*Data block*.
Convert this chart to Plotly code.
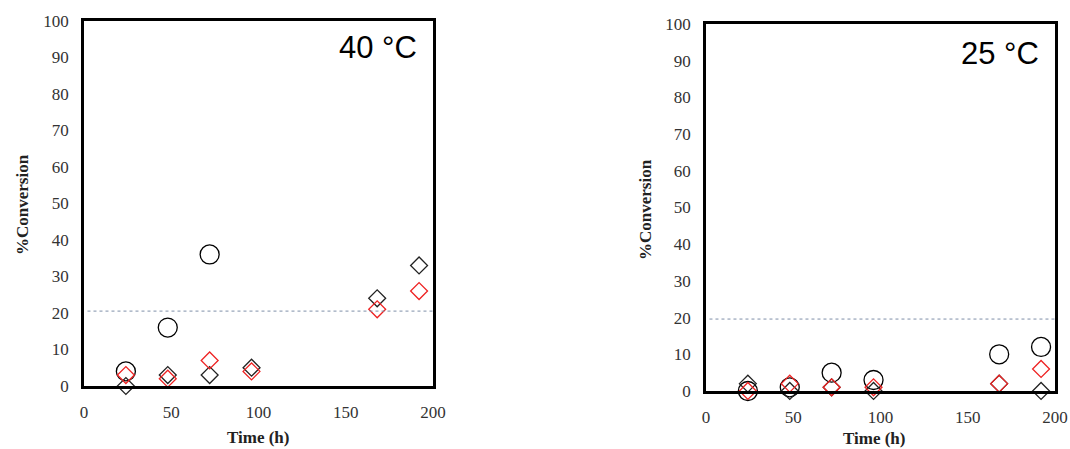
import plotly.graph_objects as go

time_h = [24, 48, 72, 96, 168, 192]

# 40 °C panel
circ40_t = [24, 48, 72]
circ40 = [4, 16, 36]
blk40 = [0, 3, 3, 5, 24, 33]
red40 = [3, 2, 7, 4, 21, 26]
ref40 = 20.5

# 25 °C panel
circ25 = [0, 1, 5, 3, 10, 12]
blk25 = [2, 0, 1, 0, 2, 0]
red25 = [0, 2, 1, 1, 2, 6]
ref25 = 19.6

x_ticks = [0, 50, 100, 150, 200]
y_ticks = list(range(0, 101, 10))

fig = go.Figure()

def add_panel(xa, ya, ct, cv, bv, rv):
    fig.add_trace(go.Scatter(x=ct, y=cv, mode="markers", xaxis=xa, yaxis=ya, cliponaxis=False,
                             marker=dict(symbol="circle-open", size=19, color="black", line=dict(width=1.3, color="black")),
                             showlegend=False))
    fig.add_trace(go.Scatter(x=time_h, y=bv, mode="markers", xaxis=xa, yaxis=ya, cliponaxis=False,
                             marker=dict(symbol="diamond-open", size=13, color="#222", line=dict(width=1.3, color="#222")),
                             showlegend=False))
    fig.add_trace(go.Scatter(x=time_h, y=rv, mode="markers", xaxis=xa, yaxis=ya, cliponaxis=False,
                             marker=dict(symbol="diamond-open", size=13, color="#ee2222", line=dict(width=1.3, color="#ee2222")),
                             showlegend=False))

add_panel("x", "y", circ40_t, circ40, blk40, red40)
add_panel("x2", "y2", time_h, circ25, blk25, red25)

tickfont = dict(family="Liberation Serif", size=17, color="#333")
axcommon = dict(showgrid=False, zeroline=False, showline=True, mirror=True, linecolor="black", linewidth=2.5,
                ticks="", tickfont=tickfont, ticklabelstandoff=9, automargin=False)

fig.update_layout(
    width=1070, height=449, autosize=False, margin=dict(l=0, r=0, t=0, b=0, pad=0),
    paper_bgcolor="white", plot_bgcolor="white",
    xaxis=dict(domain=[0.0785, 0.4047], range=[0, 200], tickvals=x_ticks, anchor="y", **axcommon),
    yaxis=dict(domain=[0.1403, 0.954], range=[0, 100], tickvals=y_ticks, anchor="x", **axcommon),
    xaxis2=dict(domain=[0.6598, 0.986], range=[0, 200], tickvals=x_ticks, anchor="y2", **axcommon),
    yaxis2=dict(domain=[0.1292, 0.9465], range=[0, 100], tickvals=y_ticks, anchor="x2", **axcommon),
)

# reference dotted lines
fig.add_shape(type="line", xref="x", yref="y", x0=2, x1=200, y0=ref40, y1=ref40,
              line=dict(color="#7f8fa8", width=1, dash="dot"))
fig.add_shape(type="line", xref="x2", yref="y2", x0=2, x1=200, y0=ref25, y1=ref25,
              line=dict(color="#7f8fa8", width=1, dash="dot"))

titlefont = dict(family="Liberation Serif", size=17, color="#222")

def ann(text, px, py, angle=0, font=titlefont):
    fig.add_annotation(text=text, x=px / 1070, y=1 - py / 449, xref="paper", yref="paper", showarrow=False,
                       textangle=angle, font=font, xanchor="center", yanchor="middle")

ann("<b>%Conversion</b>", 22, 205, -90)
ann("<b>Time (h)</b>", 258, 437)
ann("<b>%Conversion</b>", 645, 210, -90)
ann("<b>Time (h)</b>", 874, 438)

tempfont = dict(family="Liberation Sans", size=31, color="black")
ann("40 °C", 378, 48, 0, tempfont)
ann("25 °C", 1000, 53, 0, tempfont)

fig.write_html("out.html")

*What the task requires*. Reproduce the material in full, word for word, and omit the pictures.

*Task solution*.
Convert this chart to Plotly code.
import plotly.graph_objects as go

time_h = [24, 48, 72, 96, 168, 192]

# 40 °C panel
circ40_t = [24, 48, 72]
circ40 = [4, 16, 36]
blk40 = [0, 3, 3, 5, 24, 33]
red40 = [3, 2, 7, 4, 21, 26]
ref40 = 20.5

# 25 °C panel
circ25 = [0, 1, 5, 3, 10, 12]
blk25 = [2, 0, 1, 0, 2, 0]
red25 = [0, 2, 1, 1, 2, 6]
ref25 = 19.6

x_ticks = [0, 50, 100, 150, 200]
y_ticks = list(range(0, 101, 10))

fig = go.Figure()

def add_panel(xa, ya, ct, cv, bv, rv):
    fig.add_trace(go.Scatter(x=ct, y=cv, mode="markers", xaxis=xa, yaxis=ya, cliponaxis=False,
                             marker=dict(symbol="circle-open", size=19, color="black", line=dict(width=1.3, color="black")),
                             showlegend=False))
    fig.add_trace(go.Scatter(x=time_h, y=bv, mode="markers", xaxis=xa, yaxis=ya, cliponaxis=False,
                             marker=dict(symbol="diamond-open", size=13, color="#222", line=dict(width=1.3, color="#222")),
                             showlegend=False))
    fig.add_trace(go.Scatter(x=time_h, y=rv, mode="markers", xaxis=xa, yaxis=ya, cliponaxis=False,
                             marker=dict(symbol="diamond-open", size=13, color="#ee2222", line=dict(width=1.3, color="#ee2222")),
                             showlegend=False))

add_panel("x", "y", circ40_t, circ40, blk40, red40)
add_panel("x2", "y2", time_h, circ25, blk25, red25)

tickfont = dict(family="Liberation Serif", size=17, color="#333")
axcommon = dict(showgrid=False, zeroline=False, showline=True, mirror=True, linecolor="black", linewidth=2.5,
                ticks="", tickfont=tickfont, ticklabelstandoff=9, automargin=False)

fig.update_layout(
    width=1070, height=449, autosize=False, margin=dict(l=0, r=0, t=0, b=0, pad=0),
    paper_bgcolor="white", plot_bgcolor="white",
    xaxis=dict(domain=[0.0785, 0.4047], range=[0, 200], tickvals=x_ticks, anchor="y", **axcommon),
    yaxis=dict(domain=[0.1403, 0.954], range=[0, 100], tickvals=y_ticks, anchor="x", **axcommon),
    xaxis2=dict(domain=[0.6598, 0.986], range=[0, 200], tickvals=x_ticks, anchor="y2", **axcommon),
    yaxis2=dict(domain=[0.1292, 0.9465], range=[0, 100], tickvals=y_ticks, anchor="x2", **axcommon),
)

# reference dotted lines
fig.add_shape(type="line", xref="x", yref="y", x0=2, x1=200, y0=ref40, y1=ref40,
              line=dict(color="#7f8fa8", width=1, dash="dot"))
fig.add_shape(type="line", xref="x2", yref="y2", x0=2, x1=200, y0=ref25, y1=ref25,
              line=dict(color="#7f8fa8", width=1, dash="dot"))

titlefont = dict(family="Liberation Serif", size=17, color="#222")

def ann(text, px, py, angle=0, font=titlefont):
    fig.add_annotation(text=text, x=px / 1070, y=1 - py / 449, xref="paper", yref="paper", showarrow=False,
                       textangle=angle, font=font, xanchor="center", yanchor="middle")

ann("<b>%Conversion</b>", 22, 205, -90)
ann("<b>Time (h)</b>", 258, 437)
ann("<b>%Conversion</b>", 645, 210, -90)
ann("<b>Time (h)</b>", 874, 438)

tempfont = dict(family="Liberation Sans", size=31, color="black")
ann("40 °C", 378, 48, 0, tempfont)
ann("25 °C", 1000, 53, 0, tempfont)

fig.write_html("out.html")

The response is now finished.